Research & Development
We started by gathering a strong team of Pega and Java project veterans. Through brainstorms and feedback from project teams we crystallized main features of what we needed:
- Control rule dependency isolation.
- Mock and stub rules like Java developers do.
- Break down complex tests into smaller blocks and reuse them if needed.
- Run tests in any decent build server.
After several months of prototyping and implementation alpha version was released to be piloted on a small subset of rulebase. The pilot was a success as tests immediately started bringing value: finding several subtle defects at the time of writing them and later preventing new regression defects from moving further.
After almost a year, most our projects adopted new unit testing approach. The instrument we’ve created required a name, so it emerged: Ninja.
Ninja-style unit testing
Ninja provides client-side Java library that allows you to write JUnit tests for your rules, so unit testing Pega application becomes as easy as in Java.
What makes Ninja so convenient for testing Pega applications?
First of all, Ninja encrypts and securely stores your credentials and uses them to log into Pega and run tests on your behalf. This means that you can run a test over a checked-out version of a rule.
Second, Ninja uses the same session for consequent test runs, it means that you can identify a Requestor used by Ninja and trace it to see what’s going on when a rule being tested is invoked.
Ninja allows you to setup environment easily and precisely.
You can mock rules invoked directly or indirectly by a rule being tested. This enables you to test your rules in a manageable isolation.
You can invoke in your test scenario almost everything that has behavior in Pega 7 (unit testing is not suitable for long-running processing and GUI that’s why Ninja doesn’t support Flows, Flow Actions, Sections and other GUI-related rules).

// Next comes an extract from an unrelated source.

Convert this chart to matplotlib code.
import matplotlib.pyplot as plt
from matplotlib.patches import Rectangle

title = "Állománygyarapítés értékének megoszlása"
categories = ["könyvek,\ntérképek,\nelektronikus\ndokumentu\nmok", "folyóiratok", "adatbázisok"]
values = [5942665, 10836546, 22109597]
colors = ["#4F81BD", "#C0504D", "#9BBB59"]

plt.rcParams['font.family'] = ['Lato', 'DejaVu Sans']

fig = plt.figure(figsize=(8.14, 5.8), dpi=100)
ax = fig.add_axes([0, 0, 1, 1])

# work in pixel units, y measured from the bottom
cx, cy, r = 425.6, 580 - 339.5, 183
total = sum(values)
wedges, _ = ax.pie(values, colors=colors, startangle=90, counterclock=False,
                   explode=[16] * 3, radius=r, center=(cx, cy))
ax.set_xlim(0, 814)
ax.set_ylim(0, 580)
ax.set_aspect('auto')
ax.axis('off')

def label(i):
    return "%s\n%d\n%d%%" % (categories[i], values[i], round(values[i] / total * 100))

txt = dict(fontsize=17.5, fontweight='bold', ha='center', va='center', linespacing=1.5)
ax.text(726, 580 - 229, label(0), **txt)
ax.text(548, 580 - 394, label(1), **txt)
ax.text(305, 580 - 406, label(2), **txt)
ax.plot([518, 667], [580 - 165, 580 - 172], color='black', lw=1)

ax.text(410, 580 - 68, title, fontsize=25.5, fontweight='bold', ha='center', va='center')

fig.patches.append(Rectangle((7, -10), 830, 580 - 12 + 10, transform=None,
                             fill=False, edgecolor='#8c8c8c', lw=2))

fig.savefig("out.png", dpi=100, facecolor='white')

You can assert test results comprehensively.
For more examples please visit Ninja cookbook at GitHub.
With the help of Ninja we covered major integration scenarios with unit testing:
- We tested connect activities in isolation by mocking other rules, this helped us to focus on integration logic and verify all branches including exceptional cases.
- Data mappings were exhaustively verified by testing data transforms in isolation with mocking everything they were invoking directly or indirectly (functions, various decision rules, data sources for data pages involved, etc).
- We mocked connect rules to prevent integration component overall test from invoking external systems and to verify XML generated by a component.
While creating our unit test base we identified a number of commonly used setup routines and assertions and extracted them as a reusable library. This helped us to reduce costs of covering the application with unit tests.
Gained confidence
At the time of writing, our loan application has several branches: bug fix for production and several release scopes. Every branch is covered by unit tests which evolve just as application does. Tests are stored in VCS and are branched as well. Production branch has 350 tests, whereas last release branch up to 500.
Unit tests are run by our build server for each branch individually every 30 minutes. It means that our team receives application health status every 30 minutes and can react timely on bugs introduced by recent changes.
Ninja allows faster delivery of higher quality product due to:
- Less Dev-to-QA circles as majority of bugs are caught on Dev and fixed right away.
- Less bugs in production due to more exhaustive testing by QA team who doesn’t have to deal with trivial bugs blocking test scenarios.
To be continued…
Our experience told us that unit testing was not the only area of Pega platform developer tools that had substantial restrictions in comparison with modern tools available for Java and other ‘traditional’ application development platforms.
Considering feedback from project teams and brainstorms we identified features to be added to Ninja next:
- Rule refactoring
- Code analysis
- Code review
- Release automation
- Continuous delivery pipeline
We believe that these features will make Ninja a comprehensive toolchain for adopting DevOps in Pega projects.